I wanted to marry Chip and the only way to accomplish that was through deceit, fraud and trickery. I knew I was going to have to use the dating equivalent of black magic to trick Chip into proposing; and if he proposed, I'd have about three weeks to pull off the wedding before he realized that he should actually marry Charlize Theron.
So that's why I bought the veil. I had to be ready JUST IN CASE. Once I had the veil in my closet, I was able to relax and enjoy our second and third dates. After our third date, Chip never called again BUT I STILL HAVE THE VEIL. You know why? Because I'm an optimist. Even though I'm married to Ralph and my soul dies a little every time he tries to hold my hand in public, I still believe in happily ever after. Or, at least, I'm going to have a really expensive wedding someday and get to be the center of attention and everyone will think my life is perfect.
Wednesday, March 3, 2010
Meditations and Reflections
One thing the celebrities do is dabble in religion, meditation and spirituality. Since marrying Ralph, I have neglected my spirituality. I don't know what color my energy is. I do not drink green tea. I have not visited an ashram. I might have lit a scented candle a few months ago, but it was because the apartment reeked from the smell of Ralph's farts.

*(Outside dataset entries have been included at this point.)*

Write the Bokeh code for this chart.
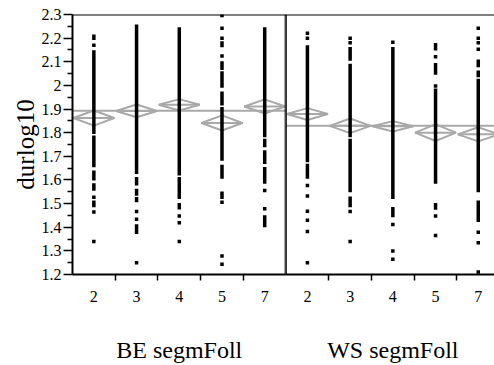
from bokeh.plotting import figure
from bokeh.models import (LinearAxis, FixedTicker, Span, Range1d, ColumnDataSource)
from bokeh.embed import file_html
from bokeh.resources import INLINE

# ---------------- data ----------------
groups = ["BE segmFoll", "WS segmFoll"]
cats = ["2", "3", "4", "5", "7"]

means_BE = [1.862, 1.892, 1.918, 1.841, 1.911]
ci_BE = [0.032, 0.027, 0.024, 0.032, 0.030]
means_WS = [1.879, 1.829, 1.827, 1.800, 1.793]
ci_WS = [0.025, 0.031, 0.022, 0.035, 0.030]
grand_BE = 1.893
grand_WS = 1.829

# dense runs of points: (column index 0..9, low, high)
run_col = [0, 0, 0, 0, 0, 0,
           1, 1, 1, 1, 1,
           2, 2, 2,
           3, 3, 3, 3, 3, 3, 3,
           4, 4, 4, 4, 4,
           5, 5,
           6, 6, 6, 6,
           7, 7,
           8, 8, 8, 8,
           9, 9, 9, 9]
run_lo = [2.200, 1.802, 1.661, 1.605, 1.562, 1.492,
          1.633, 1.584, 1.541, 1.513, 1.379,
          1.626, 1.527, 1.482,
          2.169, 2.073, 1.997, 1.922, 1.689, 1.612, 1.527,
          1.788, 1.746, 1.675, 1.591, 1.407,
          1.682, 1.612,
          2.112, 1.788, 1.555, 1.492,
          1.527, 1.450,
          2.155, 2.053, 1.591, 1.481,
          2.084, 2.042, 1.555, 1.429]
run_hi = [2.208, 2.141, 1.781, 1.633, 1.579, 1.506,
          2.250, 1.605, 1.555, 1.520, 1.405,
          2.239, 1.605, 1.495,
          2.179, 2.095, 2.052, 1.967, 1.901, 1.657, 1.544,
          2.239, 1.767, 1.718, 1.647, 1.443,
          2.162, 1.661,
          2.155, 2.084, 1.767, 1.523,
          2.155, 1.478,
          2.172, 2.087, 1.979, 1.495,
          2.102, 2.056, 2.021, 1.506]

# isolated points: (column index, value)
pt_col = [0, 0, 0, 0,
          1, 1, 1,
          2, 2, 2,
          3, 3, 3, 3, 3, 3, 3,
          4, 4,
          5, 5, 5, 5, 5, 5, 5, 5,
          6, 6, 6, 6,
          7, 7, 7, 7,
          8, 8, 8, 8,
          9, 9, 9, 9, 9, 9, 9]
pt_val = [2.170, 1.527, 1.464, 1.340,
          1.467, 1.434, 1.250,
          1.447, 1.419, 1.340,
          2.296, 2.242, 2.200, 2.124, 1.506, 1.278, 1.243,
          1.555, 1.478,
          2.221, 2.200, 1.577, 1.532, 1.468, 1.429, 1.382, 1.250,
          2.200, 2.180, 1.467, 1.340,
          2.183, 1.412, 1.299, 1.264,
          2.121, 1.997, 1.448, 1.365,
          2.242, 2.200, 2.180, 2.153, 1.379, 1.334, 1.211]

y_ticks = [1.2, 1.3, 1.4, 1.5, 1.6, 1.7, 1.8, 1.9, 2.0, 2.1, 2.2, 2.3]

# ---------------- figure ----------------
FONT = "Liberation Serif"
GREY = "#a9a9a9"
ncat = len(cats)
centers = [i + 0.5 for i in range(2 * ncat)]

p = figure(width=494, height=365, output_backend="svg", toolbar_location=None,
           x_range=Range1d(0, 9.88), y_range=Range1d(1.2, 2.3),
           x_axis_location=None, y_axis_location=None,
           min_border_left=72, min_border_right=0, min_border_top=14,
           min_border_bottom=91)
p.outline_line_color = None
p.xgrid.visible = False
p.ygrid.visible = False
p.background_fill_color = "white"
p.border_fill_color = "white"

# left axis
yax = LinearAxis(ticker=FixedTicker(ticks=y_ticks,
                                    minor_ticks=[round(t + 0.05, 2) for t in y_ticks[:-1]]),
                 axis_label="durlog10")
yax.major_label_overrides = {t: ("%g" % t) for t in y_ticks}
yax.axis_line_width = 2
yax.axis_line_color = "black"
yax.major_tick_out = 9
yax.major_tick_in = 0
yax.minor_tick_out = 5
yax.minor_tick_in = 0
yax.major_tick_line_width = 1.5
yax.minor_tick_line_width = 1.5
yax.major_tick_line_color = "black"
yax.minor_tick_line_color = "black"
yax.major_label_text_font = FONT
yax.major_label_text_font_size = "16px"
yax.major_label_text_color = "black"
yax.major_label_standoff = 2
yax.axis_label_text_font = FONT
yax.axis_label_text_font_size = "25px"
yax.axis_label_text_font_style = "normal"
yax.axis_label_text_color = "black"
yax.axis_label_standoff = 0
p.add_layout(yax, "left")

# bottom axis with category labels
xax = LinearAxis(ticker=FixedTicker(ticks=centers,
                                    minor_ticks=[c + 0.5 for c in centers if abs(c + 0.5 - ncat) > 0.01]))
xax.major_label_overrides = {c: cats[i % ncat] for i, c in enumerate(centers)}
xax.axis_line_width = 2
xax.axis_line_color = "black"
xax.major_tick_out = 0
xax.major_tick_in = 0
xax.minor_tick_out = 6
xax.minor_tick_in = 0
xax.minor_tick_line_width = 1.5
xax.minor_tick_line_color = "black"
xax.major_label_text_font = FONT
xax.major_label_text_font_size = "16px"
xax.major_label_text_color = "black"
xax.major_label_standoff = 10
p.add_layout(xax, "below")

# second bottom axis with group labels
gcent = [ncat / 2, ncat + ncat / 2]
gax = LinearAxis(ticker=FixedTicker(ticks=gcent, minor_ticks=[]))
gax.major_label_overrides = {c: groups[i] for i, c in enumerate(gcent)}
gax.axis_line_color = None
gax.major_tick_line_color = None
gax.minor_tick_line_color = None
gax.major_tick_out = 0
gax.major_label_text_font = FONT
gax.major_label_text_font_size = "24px"
gax.major_label_text_color = "black"
gax.major_label_standoff = 32
p.add_layout(gax, "below")

# top border and group divider
p.add_layout(Span(location=2.3, dimension="width", line_color="black", line_width=2))
p.add_layout(Span(location=ncat, dimension="height", line_color="black", line_width=1.5))
p.add_layout(Span(location=ncat - 0.03, dimension="height", line_color="black",
                  line_width=1, line_dash="1 1"))

# grand mean lines
p.segment(x0=[0, ncat], y0=[grand_BE, grand_WS], x1=[ncat, 2 * ncat + 1],
          y1=[grand_BE, grand_WS], line_color=GREY, line_width=2)

# mean diamonds
means = means_BE + means_WS
cis = ci_BE + ci_WS
hw = 0.48
xs = [[c - hw, c, c + hw, c] for c in centers]
ys = [[m, m + d, m, m - d] for m, d in zip(means, cis)]
p.patches(xs=xs, ys=ys, fill_color=None, line_color=GREY, line_width=2)
p.segment(x0=[c - hw for c in centers], y0=means, x1=[c + hw for c in centers], y1=means,
          line_color=GREY, line_width=2)

# data points
run_src = ColumnDataSource(dict(x=[centers[c] for c in run_col], lo=run_lo, hi=run_hi))
p.segment(x0="x", y0="lo", x1="x", y1="hi", source=run_src, line_color="black",
          line_width=3.5, line_cap="square")
pt_src = ColumnDataSource(dict(x=[centers[c] for c in pt_col], y=pt_val))
p.scatter(x="x", y="y", source=pt_src, marker="square", size=3.5,
          fill_color="black", line_color=None)

open("out.html", "w").write(file_html(p, INLINE))
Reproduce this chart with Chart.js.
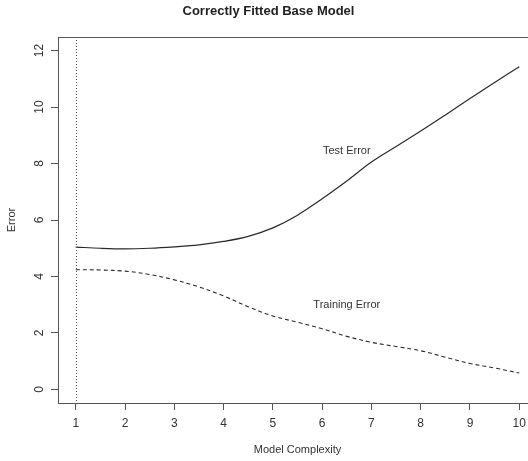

In Los Angeles, it is not enough to be gorgeous, witty and charming. I also have to be spiritual - in a cool, Madonna sort of way. So yesterday, I found a scenic spot and meditated. I read somewhere (probably People magazine) that it helps to chant a soothing mantra while you meditate. So I sat next to this pond quietly and silently repeated the word "Bloomingdales" about 600 times. It really worked! I thought about shoes, expensive handbags, and clothesclothesclothes. After about 10 minutes of meditating, I felt so refreshed and whole. I must have reconnected with my inner chakra or something.